The Bumblebee Flies Anyway is fairly descriptive and yet I find myself skimming through the descriptions. My preference is to understand the big picture and the general outline of the book. It still is taking me a while to figure out the key essence of this book. Perhaps the key message is about the significance for one to realise one's dreams and helping others to fulfill their dreams, even when circumstances are pitting against oneself?
I have found a sypnosis of this book from BookLounge.ca, and here it goes:
Sixteen-year-old Barney can't remember life before the Complex, an experimental clinlc. He knows he's different--he's the control subject. Then he uncovers a terrible secret about himself, a secret that drives him to fulfill his and his fellow subjects' ultimate dream. The Bumblebee must fly!What about bumblebees? Why are bumblebees aerodynamically incapable of flying? According to what was written in the book, based on weight ratios to wing power and wind resistance, the bumblebee should not be able to fly. However, the bumblebee doesn’t know that, so it flies anyway.

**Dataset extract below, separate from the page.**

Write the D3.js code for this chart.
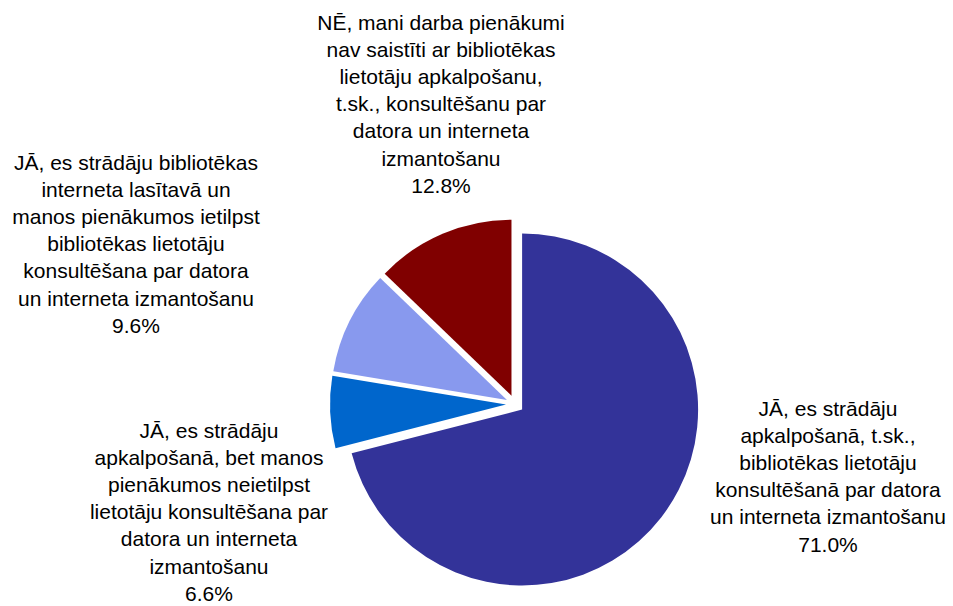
<!DOCTYPE html>
<html lang="lv">
<head>
    <meta charset="UTF-8">
    <title>Pie chart</title>
    <style>
        body { margin: 0; background: #fff; }
        .label {
            font-family: "Liberation Sans", Arial, sans-serif;
            font-size: 21px;
            fill: #000;
            text-anchor: middle;
        }
    </style>
</head>
<body>
    <svg id="chart"></svg>
    <script src="https://d3js.org/d3.v7.min.js"></script>
    <script>
        // data
        const categories = [
            "JĀ, es strādāju apkalpošanā, t.sk., bibliotēkas lietotāju konsultēšanā par datora un interneta izmantošanu",
            "JĀ, es strādāju apkalpošanā, bet manos pienākumos neietilpst lietotāju konsultēšana par datora un interneta izmantošanu",
            "JĀ, es strādāju bibliotēkas interneta lasītavā un manos pienākumos ietilpst bibliotēkas lietotāju konsultēšana par datora un interneta izmantošanu",
            "NĒ, mani darba pienākumi nav saistīti ar bibliotēkas lietotāju apkalpošanu, t.sk., konsultēšanu par datora un interneta izmantošanu"
        ];
        const values = [71.0, 6.6, 9.6, 12.8];
        const colors = ["#333399", "#0066cc", "#8899ee", "#800000"];

        // label lines as wrapped in the original
        const labelLines = [
            ["JĀ, es strādāju", "apkalpošanā, t.sk.,", "bibliotēkas lietotāju", "konsultēšanā par datora", "un interneta izmantošanu"],
            ["JĀ, es strādāju", "apkalpošanā, bet manos", "pienākumos neietilpst", "lietotāju konsultēšana par", "datora un interneta", "izmantošanu"],
            ["JĀ, es strādāju bibliotēkas", "interneta lasītavā un", "manos pienākumos ietilpst", "bibliotēkas lietotāju", "konsultēšana par datora", "un interneta izmantošanu"],
            ["NĒ, mani darba pienākumi", "nav saistīti ar bibliotēkas", "lietotāju apkalpošanu,", "t.sk., konsultēšanu par", "datora un interneta", "izmantošanu"]
        ];

        const width = 953, height = 606;
        const cx = 515, cy = 404, radius = 176, explode = 9;
        const lineH = 27.1;
        // label block anchors (centre x, first baseline y)
        const labelPos = [[828, 416], [209, 438], [136, 170], [441, 30]];

        const svg = d3.select("#chart")
            .attr("width", width)
            .attr("height", height);

        const pie = d3.pie().sort(null).value(d => d)
            .startAngle(0).endAngle(2 * Math.PI);
        const arcs = pie(values);
        const arc = d3.arc().innerRadius(0).outerRadius(radius);

        const g = svg.append("g").attr("transform", `translate(${cx},${cy})`);

        g.selectAll("path")
            .data(arcs)
            .enter()
            .append("path")
            .attr("d", arc)
            .attr("fill", (d, i) => colors[i])
            .attr("transform", d => {
                const a = (d.startAngle + d.endAngle) / 2;
                return `translate(${explode * Math.sin(a)},${-explode * Math.cos(a)})`;
            });

        const labels = svg.selectAll(".label")
            .data(arcs)
            .enter()
            .append("text")
            .attr("class", "label")
            .attr("x", (d, i) => labelPos[i][0])
            .attr("y", (d, i) => labelPos[i][1]);

        labels.each(function (d, i) {
            const t = d3.select(this);
            const lines = labelLines[i].concat([d3.format(".1f")(d.data) + "%"]);
            lines.forEach((line, j) => {
                t.append("tspan")
                    .attr("x", labelPos[i][0])
                    .attr("y", labelPos[i][1] + j * lineH)
                    .text(line);
            });
        });
    </script>
</body>
</html>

I wonder: Would it be the case that when we don't give attention to our limitations, we will be more able to go againsts all the odds and realise our dreams?
To be frank, I still don't quite fully comprehend the author's style of writing and the embedded messages in this book. Possibly, this is because I seldom read fiction books, and I do find fiction books harder to read than non-fiction ones. Anyway, I am glad that I had read it. I have at least read one more fiction book. Yeah!